The decision to include Ambari also made joining ODP problematic, she said, going on to state that the argument that ODP will solve the problem of the platform forking is a solution looking for a problem.
"It doesn't solve any problems we see. The fundamental Hadoop is already standardised by the Apcahe Foundation. We haven't seen this as an issue with our customers and partners. We have more than 1,400 partners certified on Cloudera and they're not going away. It's fine to have a standard platform but if not everyone is playing then it doesn't solve anything anyway."
She also had views on Pivotal's motives for starting ODP.
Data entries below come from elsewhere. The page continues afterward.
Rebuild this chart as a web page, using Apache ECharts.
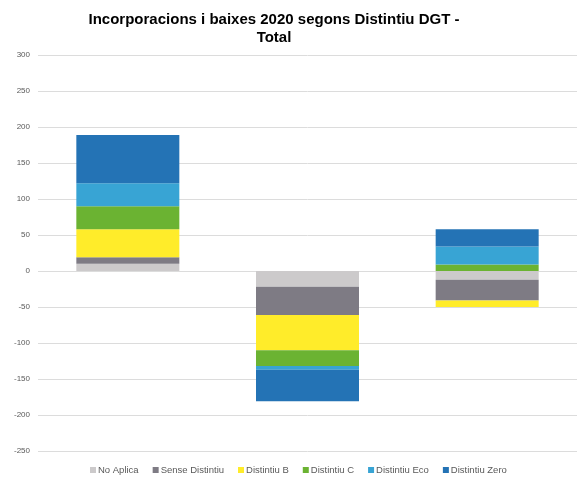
<!DOCTYPE html>
<html>
<head>
<meta charset="utf-8">
<script src="https://cdn.jsdelivr.net/npm/echarts@6/dist/echarts.min.js"></script>
<style>
  html, body { margin: 0; padding: 0; background: #fff; }
  #chart { width: 577px; height: 477px; }
</style>
</head>
<body>
<div id="chart"></div>
<script>
// categories (no labels shown on the axis)
const categories = ['Incorporacions', 'Baixes', 'Total'];
const seriesNames = ['No Aplica', 'Sense Distintiu', 'Distintiu B', 'Distintiu C', 'Distintiu Eco', 'Distintiu Zero'];
const noAplica = [10, -22, -12];
const senseDistintiu = [9, -39, -29];
const distintiuB = [39, -49, -9];
const distintiuC = [32, -22, 9];
const distintiuEco = [32, -5, 25];
const distintiuZero = [67, -44, 24];
const colors = ['#cccacb', '#7e7b84', '#ffec2a', '#6bb332', '#38a4d4', '#2473b5'];

let chart = echarts.init(document.getElementById('chart'));
let values = [noAplica, senseDistintiu, distintiuB, distintiuC, distintiuEco, distintiuZero];

let option = {
  animation: false,
  color: colors,
  title: {
    text: 'Incorporacions i baixes 2020 segons Distintiu DGT -\nTotal',
    left: 269,
    textAlign: 'center',
    top: 6,
    textStyle: {
      fontFamily: 'Liberation Sans',
      fontSize: 15,
      fontWeight: 'bold',
      color: '#000',
      lineHeight: 18
    }
  },
  legend: {
    bottom: -3,
    left: 85,
    itemWidth: 6,
    itemHeight: 6,
    itemGap: 14,
    icon: 'rect',
    textStyle: {
      fontFamily: 'Liberation Sans',
      fontSize: 9.5,
      color: '#595959',
      padding: [0, 0, 0, -3]
    },
    data: seriesNames
  },
  grid: {
    left: 38,
    right: -2,
    top: 55,
    bottom: 26
  },
  xAxis: {
    type: 'category',
    data: categories,
    axisLine: { show: false },
    axisTick: { show: false },
    axisLabel: { show: false }
  },
  yAxis: {
    type: 'value',
    min: -250,
    max: 300,
    interval: 50,
    axisLine: { show: false },
    axisTick: { show: false },
    axisLabel: {
      fontFamily: 'Liberation Sans',
      fontSize: 8,
      color: '#595959',
      margin: 8
    },
    splitLine: { lineStyle: { color: '#dcdcdc', width: 1 } }
  },
  series: seriesNames.map((n, i) => ({
    name: n,
    type: 'bar',
    stack: 'total',
    barWidth: 103,
    data: values[i]
  }))
};
chart.setOption(option);
</script>
</body>
</html>
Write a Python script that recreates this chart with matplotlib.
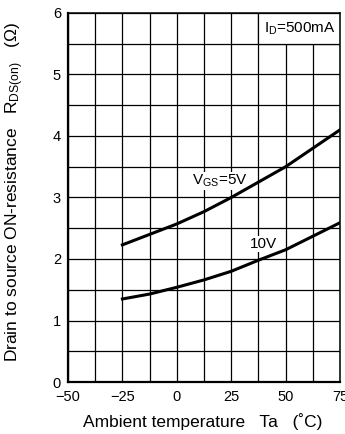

"It seems like Pivotal hasn't had much success in the Hadoop market so this is a way to increase their presence there."
Meanwhile, MapR CEO John Schroeder wrote in a blog:
"Around 75 per cent of Hadoop implementations run on MapR and Cloudera. MapR and Cloudera have both chosen not to participate. The ODP without MapR and Cloudera is a bit like one of the Big Three auto-makers pushing for a standards initiative without the involvement of the other two."
Partners' views
Thomas Fion, big data architect at integration software vendor Talend, presumably the type company that ODP is designed to appeal to, said his company would continue to support all Hadoop platforms.
"We plan on just continuing our strategy of being agnostic. ODP was confusing in the beginning but now that Herb Cunitz has clarified the message it made a lot more sense, but I'm still not quite sure where it's going to be applicable," Fion said.
But while it may not solve any pressing problems now, Mike Merritt-Holmes (pictured), CEO of services company Big Data Partnership, said ODP - or something like it - is a necessary step.
"When you have a number of different companies integrating or OEM-ing distributions on the Hadoop ecosystem you need a consistent version so that when updates happen they happen in a consistent manner," he said.
"It's not a game-changer from a use case perspective, but it will help with maintaining a cluster."
Meritt-Holmes does not believe the intention is to freeze out the other Hadoop distributions, but agrees that this could be a consequence.
"That could be a knock-on effect," he said.
So while the rest of the IT world might be "co-opertating" with blithe abandon, there's still not enough room in the Hadoop bed for three, it would seem.